# Written problem
Copy the data exactly from the line that contains "Write the TikZ code for this diagram." through the line that contains "(0,0) rectangle (836,781);", keeping both end lines and leaving out everything else.

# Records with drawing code

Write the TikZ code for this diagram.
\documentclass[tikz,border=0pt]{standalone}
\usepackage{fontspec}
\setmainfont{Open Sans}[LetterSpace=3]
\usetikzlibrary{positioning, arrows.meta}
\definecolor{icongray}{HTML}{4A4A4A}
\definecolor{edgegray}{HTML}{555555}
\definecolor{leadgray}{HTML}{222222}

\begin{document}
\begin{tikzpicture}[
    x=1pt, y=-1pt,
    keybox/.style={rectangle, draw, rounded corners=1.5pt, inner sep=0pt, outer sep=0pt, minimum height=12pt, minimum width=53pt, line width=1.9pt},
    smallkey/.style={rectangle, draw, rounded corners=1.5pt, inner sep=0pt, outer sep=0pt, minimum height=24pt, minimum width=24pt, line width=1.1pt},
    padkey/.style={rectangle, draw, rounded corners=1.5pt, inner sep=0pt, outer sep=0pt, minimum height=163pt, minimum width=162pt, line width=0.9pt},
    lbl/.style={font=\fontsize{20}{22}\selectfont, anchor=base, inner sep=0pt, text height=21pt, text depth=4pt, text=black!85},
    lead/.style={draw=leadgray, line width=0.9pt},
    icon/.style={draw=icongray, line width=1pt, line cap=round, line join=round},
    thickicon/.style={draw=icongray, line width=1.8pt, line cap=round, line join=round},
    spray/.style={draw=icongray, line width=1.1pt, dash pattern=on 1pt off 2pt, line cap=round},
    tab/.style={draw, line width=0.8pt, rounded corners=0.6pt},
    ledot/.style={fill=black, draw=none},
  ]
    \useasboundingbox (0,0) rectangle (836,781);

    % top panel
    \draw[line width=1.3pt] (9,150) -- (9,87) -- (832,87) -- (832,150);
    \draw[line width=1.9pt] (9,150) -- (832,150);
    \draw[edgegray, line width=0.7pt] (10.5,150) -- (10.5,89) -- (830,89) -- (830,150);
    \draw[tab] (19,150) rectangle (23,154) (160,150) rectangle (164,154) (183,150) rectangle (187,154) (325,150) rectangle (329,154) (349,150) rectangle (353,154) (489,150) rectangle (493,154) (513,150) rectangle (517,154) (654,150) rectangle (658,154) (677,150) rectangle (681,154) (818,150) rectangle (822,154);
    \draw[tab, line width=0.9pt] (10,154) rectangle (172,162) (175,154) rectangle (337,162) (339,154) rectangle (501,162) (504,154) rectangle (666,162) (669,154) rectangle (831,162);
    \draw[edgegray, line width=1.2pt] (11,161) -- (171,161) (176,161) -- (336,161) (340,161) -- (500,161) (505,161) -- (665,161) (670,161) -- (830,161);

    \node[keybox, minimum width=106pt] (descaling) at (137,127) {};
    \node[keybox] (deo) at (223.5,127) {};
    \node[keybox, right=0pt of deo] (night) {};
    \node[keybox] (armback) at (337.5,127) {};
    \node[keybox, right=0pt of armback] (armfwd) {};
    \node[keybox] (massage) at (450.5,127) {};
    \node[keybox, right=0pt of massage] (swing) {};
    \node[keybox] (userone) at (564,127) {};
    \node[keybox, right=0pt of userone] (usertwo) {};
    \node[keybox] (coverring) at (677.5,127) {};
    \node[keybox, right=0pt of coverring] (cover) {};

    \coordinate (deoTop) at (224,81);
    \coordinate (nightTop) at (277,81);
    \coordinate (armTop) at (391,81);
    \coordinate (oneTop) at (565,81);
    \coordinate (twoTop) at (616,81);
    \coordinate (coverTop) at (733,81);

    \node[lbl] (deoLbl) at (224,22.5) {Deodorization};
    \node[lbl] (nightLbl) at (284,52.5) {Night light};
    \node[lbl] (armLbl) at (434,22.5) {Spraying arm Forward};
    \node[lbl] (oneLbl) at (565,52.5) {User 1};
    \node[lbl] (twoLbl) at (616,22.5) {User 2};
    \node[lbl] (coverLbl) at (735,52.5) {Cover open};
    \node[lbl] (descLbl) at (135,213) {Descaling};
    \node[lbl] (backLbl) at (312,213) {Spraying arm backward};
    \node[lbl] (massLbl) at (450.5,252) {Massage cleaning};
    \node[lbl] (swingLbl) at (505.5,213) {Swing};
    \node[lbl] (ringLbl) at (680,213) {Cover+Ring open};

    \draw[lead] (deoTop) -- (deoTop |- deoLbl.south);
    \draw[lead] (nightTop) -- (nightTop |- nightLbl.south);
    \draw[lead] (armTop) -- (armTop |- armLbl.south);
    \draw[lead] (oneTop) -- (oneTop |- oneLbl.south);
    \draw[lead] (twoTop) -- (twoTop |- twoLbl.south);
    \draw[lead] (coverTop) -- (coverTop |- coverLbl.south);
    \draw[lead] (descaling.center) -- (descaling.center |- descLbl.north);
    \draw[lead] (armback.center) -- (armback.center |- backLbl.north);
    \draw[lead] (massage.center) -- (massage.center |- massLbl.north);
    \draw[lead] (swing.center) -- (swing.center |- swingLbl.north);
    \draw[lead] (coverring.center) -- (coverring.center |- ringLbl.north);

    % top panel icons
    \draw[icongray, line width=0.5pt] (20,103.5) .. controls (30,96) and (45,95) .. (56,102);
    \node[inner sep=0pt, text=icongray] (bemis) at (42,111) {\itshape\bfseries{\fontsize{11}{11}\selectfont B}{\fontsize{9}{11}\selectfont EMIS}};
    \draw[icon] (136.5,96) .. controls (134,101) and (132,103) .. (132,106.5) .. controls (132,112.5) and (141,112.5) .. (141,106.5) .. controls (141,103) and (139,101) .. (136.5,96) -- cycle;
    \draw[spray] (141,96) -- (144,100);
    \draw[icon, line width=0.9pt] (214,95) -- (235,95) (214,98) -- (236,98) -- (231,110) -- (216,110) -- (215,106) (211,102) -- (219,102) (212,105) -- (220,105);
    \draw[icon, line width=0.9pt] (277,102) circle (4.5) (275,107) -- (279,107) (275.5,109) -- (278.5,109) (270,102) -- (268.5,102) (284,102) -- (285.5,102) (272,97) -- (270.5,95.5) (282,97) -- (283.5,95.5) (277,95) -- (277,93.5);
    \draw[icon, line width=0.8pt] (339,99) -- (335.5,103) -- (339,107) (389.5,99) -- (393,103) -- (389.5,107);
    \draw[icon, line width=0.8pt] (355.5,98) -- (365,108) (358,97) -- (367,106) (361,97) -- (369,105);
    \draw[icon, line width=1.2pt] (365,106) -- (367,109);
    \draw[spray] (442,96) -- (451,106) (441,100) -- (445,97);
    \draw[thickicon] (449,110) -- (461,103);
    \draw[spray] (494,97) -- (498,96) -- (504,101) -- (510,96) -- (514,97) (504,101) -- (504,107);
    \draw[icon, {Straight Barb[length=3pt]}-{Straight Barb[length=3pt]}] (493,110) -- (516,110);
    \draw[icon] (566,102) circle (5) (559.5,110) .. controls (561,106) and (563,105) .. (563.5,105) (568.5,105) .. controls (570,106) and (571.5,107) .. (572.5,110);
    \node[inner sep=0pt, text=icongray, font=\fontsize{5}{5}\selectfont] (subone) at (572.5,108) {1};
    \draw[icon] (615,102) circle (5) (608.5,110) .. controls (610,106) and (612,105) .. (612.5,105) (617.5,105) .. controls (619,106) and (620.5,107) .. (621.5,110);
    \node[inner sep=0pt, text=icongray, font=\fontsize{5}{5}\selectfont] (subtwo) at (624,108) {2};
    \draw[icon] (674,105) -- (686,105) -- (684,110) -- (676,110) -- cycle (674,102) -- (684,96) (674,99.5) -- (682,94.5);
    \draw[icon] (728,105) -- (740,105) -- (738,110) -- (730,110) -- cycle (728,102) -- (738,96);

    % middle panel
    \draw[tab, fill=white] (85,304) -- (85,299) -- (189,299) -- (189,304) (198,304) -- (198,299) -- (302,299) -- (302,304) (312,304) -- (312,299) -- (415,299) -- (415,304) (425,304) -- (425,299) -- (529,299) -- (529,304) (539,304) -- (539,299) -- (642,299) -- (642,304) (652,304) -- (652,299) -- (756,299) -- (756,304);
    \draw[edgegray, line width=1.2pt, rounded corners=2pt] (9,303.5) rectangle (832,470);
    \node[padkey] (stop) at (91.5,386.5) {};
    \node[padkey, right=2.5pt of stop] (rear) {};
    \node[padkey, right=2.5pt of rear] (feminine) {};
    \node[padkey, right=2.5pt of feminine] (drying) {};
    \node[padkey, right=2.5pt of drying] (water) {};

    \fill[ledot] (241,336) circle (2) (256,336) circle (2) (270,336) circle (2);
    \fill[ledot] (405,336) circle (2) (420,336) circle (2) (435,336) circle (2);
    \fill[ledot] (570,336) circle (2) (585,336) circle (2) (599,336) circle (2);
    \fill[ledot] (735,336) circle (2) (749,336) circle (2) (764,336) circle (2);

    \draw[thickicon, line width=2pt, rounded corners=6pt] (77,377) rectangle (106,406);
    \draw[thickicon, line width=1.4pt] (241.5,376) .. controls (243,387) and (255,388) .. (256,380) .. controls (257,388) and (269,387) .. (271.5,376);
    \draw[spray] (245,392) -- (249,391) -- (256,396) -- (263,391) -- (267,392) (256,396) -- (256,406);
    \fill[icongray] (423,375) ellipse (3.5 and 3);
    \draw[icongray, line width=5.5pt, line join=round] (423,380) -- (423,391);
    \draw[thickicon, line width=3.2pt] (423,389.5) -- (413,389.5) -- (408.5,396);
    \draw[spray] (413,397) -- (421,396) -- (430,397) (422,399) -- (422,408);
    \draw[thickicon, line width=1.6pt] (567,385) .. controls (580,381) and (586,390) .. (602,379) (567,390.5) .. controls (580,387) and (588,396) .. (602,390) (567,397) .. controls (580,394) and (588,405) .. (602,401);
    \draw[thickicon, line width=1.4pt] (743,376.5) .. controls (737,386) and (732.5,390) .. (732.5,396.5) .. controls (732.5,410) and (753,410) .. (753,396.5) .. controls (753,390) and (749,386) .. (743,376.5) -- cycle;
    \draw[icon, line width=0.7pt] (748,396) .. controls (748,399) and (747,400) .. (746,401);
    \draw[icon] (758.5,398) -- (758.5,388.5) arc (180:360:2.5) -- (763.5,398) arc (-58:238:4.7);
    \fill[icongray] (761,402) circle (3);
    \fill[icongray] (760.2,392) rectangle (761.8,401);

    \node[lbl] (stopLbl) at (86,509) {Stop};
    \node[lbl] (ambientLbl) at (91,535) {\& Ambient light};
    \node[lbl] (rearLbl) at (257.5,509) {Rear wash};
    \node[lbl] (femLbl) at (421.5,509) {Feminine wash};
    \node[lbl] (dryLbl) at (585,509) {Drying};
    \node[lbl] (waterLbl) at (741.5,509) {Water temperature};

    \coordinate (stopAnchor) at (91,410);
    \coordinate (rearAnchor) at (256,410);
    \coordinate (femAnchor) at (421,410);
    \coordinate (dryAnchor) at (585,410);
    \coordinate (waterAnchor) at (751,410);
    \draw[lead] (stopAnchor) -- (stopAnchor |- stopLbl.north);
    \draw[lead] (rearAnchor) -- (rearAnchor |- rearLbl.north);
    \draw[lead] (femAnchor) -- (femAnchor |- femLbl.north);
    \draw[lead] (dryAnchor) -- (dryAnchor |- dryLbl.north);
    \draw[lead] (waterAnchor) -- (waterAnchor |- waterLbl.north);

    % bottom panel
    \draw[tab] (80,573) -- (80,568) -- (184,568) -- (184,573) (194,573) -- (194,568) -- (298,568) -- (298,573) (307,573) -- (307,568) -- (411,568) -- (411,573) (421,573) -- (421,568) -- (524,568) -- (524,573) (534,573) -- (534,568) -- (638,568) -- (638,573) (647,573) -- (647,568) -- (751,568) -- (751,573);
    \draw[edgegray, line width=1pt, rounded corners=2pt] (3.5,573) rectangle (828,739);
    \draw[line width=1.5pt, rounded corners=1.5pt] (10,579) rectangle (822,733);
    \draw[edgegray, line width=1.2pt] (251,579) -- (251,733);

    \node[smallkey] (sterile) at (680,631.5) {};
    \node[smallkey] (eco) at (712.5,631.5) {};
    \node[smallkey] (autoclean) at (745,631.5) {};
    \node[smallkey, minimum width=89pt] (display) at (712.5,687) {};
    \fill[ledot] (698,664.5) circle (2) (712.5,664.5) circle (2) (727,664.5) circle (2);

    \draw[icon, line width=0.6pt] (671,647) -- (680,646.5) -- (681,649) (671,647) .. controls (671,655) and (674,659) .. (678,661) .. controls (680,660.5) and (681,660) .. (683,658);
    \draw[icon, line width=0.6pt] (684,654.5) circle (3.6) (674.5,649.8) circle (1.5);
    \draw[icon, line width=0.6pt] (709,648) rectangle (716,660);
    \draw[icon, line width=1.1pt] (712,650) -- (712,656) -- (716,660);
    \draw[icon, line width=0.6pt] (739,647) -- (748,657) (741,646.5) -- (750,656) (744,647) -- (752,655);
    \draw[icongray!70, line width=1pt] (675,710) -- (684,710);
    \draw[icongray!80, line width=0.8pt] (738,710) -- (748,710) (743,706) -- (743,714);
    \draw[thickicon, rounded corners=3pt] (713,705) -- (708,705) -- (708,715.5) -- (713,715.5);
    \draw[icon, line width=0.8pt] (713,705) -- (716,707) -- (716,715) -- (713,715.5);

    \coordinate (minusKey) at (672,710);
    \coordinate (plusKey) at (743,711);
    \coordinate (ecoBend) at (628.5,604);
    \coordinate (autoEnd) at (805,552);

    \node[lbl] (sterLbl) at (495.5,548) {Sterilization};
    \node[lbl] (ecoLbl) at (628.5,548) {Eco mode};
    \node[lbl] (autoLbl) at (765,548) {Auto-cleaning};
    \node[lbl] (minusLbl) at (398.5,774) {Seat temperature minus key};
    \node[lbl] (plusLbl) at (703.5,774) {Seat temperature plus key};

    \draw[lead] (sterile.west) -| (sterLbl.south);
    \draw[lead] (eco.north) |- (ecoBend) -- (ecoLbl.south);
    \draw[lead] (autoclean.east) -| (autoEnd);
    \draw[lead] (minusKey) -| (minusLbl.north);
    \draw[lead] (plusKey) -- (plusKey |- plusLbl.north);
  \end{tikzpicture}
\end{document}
* * *
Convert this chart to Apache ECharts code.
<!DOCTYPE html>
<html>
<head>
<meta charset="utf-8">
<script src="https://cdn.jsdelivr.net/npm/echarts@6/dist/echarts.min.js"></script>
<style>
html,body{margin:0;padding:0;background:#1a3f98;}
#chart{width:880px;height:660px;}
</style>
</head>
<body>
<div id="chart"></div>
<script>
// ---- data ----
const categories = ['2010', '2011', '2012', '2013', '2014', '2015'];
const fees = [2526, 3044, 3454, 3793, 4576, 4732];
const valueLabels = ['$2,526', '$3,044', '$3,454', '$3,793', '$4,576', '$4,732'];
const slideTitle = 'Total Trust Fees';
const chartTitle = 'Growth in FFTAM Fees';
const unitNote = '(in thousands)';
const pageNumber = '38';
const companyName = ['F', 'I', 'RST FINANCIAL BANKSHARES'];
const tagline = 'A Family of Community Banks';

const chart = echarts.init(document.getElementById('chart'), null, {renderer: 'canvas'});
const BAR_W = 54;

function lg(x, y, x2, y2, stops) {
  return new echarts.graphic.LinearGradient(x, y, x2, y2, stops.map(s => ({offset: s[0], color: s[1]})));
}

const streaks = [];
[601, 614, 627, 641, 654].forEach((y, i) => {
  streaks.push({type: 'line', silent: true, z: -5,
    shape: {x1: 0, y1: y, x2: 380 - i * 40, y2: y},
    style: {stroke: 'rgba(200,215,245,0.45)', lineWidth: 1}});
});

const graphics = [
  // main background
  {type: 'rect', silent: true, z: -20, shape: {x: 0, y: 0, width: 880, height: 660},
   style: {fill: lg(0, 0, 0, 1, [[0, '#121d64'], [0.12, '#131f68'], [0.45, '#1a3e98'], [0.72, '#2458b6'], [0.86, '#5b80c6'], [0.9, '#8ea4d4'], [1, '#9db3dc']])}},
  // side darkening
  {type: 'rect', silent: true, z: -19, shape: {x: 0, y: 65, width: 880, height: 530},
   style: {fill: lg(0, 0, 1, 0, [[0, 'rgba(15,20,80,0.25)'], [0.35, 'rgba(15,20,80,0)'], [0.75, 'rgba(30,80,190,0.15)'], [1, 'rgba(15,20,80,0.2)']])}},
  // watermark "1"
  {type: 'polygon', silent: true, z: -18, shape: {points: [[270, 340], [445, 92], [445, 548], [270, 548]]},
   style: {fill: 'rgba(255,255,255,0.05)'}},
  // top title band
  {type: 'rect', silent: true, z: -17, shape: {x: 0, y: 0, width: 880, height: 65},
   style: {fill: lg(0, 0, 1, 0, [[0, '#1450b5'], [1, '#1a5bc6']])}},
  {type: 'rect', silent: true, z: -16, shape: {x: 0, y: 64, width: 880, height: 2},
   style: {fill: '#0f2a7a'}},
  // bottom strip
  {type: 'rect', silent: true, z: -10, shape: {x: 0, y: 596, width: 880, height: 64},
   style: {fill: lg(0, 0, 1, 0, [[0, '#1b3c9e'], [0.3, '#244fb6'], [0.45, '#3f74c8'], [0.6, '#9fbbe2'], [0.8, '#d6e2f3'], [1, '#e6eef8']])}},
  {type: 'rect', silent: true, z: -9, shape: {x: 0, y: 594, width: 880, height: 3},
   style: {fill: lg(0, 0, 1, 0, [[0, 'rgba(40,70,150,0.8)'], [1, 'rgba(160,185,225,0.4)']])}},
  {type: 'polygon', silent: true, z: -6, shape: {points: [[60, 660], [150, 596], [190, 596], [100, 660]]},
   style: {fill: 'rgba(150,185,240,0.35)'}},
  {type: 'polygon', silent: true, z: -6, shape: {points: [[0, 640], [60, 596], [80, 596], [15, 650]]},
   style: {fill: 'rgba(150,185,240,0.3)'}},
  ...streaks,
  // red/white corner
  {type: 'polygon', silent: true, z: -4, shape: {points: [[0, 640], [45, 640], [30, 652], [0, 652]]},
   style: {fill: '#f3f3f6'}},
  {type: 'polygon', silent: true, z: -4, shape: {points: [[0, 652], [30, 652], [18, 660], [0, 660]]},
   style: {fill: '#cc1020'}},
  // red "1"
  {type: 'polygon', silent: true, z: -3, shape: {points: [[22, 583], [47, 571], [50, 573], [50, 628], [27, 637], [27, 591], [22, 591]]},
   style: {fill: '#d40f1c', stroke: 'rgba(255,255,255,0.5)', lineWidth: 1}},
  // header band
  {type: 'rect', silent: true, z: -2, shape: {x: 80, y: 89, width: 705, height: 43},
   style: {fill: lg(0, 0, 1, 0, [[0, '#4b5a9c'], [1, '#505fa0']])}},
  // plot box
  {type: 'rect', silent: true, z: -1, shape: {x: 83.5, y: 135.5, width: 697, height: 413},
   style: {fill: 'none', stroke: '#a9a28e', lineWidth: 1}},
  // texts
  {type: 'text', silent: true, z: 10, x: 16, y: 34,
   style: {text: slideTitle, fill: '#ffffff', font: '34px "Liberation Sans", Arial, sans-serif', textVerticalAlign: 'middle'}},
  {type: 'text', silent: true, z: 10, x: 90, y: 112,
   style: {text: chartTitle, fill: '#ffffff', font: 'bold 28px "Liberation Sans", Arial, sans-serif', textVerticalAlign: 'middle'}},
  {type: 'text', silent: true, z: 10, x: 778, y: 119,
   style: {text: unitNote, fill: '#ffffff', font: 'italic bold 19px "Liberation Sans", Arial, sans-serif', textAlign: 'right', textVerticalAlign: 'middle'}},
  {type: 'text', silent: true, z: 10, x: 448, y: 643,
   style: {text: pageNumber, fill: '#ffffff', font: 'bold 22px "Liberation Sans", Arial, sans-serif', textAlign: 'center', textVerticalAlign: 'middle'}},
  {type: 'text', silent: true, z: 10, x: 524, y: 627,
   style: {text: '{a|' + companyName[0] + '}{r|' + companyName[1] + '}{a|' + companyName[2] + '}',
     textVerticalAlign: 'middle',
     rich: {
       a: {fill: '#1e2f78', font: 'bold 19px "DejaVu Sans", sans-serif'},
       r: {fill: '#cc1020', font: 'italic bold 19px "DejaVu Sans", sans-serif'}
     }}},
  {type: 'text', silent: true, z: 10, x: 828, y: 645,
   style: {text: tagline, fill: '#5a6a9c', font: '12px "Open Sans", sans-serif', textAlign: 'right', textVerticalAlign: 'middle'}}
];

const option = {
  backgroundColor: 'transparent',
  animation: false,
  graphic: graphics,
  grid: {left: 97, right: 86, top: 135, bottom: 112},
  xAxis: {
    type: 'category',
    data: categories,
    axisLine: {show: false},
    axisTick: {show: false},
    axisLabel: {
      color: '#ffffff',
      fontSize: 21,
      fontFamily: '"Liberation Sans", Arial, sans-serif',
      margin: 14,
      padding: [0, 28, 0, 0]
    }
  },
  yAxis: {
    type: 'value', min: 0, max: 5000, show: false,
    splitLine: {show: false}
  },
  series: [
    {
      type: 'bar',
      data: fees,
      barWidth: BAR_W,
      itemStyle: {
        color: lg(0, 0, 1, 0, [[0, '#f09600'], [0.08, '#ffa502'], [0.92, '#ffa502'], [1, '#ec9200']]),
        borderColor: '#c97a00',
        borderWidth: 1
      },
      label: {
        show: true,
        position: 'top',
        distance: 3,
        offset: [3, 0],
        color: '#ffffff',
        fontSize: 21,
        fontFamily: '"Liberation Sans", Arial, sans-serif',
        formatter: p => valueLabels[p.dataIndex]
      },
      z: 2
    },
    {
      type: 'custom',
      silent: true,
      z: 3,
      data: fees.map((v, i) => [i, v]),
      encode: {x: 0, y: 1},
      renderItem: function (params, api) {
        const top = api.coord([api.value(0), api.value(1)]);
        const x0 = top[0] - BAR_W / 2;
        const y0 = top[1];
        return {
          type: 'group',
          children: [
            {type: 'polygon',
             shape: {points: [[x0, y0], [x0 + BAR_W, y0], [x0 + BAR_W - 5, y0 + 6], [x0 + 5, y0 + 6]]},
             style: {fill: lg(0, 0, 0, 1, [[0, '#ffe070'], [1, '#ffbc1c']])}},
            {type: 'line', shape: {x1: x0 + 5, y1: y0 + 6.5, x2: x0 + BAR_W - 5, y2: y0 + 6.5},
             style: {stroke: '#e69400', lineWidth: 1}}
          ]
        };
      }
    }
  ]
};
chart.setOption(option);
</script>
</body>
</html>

# Answer to the problem
Write the TikZ code for this diagram.
\documentclass[tikz,border=0pt]{standalone}
\usepackage{fontspec}
\setmainfont{Open Sans}[LetterSpace=3]
\usetikzlibrary{positioning, arrows.meta}
\definecolor{icongray}{HTML}{4A4A4A}
\definecolor{edgegray}{HTML}{555555}
\definecolor{leadgray}{HTML}{222222}

\begin{document}
\begin{tikzpicture}[
    x=1pt, y=-1pt,
    keybox/.style={rectangle, draw, rounded corners=1.5pt, inner sep=0pt, outer sep=0pt, minimum height=12pt, minimum width=53pt, line width=1.9pt},
    smallkey/.style={rectangle, draw, rounded corners=1.5pt, inner sep=0pt, outer sep=0pt, minimum height=24pt, minimum width=24pt, line width=1.1pt},
    padkey/.style={rectangle, draw, rounded corners=1.5pt, inner sep=0pt, outer sep=0pt, minimum height=163pt, minimum width=162pt, line width=0.9pt},
    lbl/.style={font=\fontsize{20}{22}\selectfont, anchor=base, inner sep=0pt, text height=21pt, text depth=4pt, text=black!85},
    lead/.style={draw=leadgray, line width=0.9pt},
    icon/.style={draw=icongray, line width=1pt, line cap=round, line join=round},
    thickicon/.style={draw=icongray, line width=1.8pt, line cap=round, line join=round},
    spray/.style={draw=icongray, line width=1.1pt, dash pattern=on 1pt off 2pt, line cap=round},
    tab/.style={draw, line width=0.8pt, rounded corners=0.6pt},
    ledot/.style={fill=black, draw=none},
  ]
    \useasboundingbox (0,0) rectangle (836,781);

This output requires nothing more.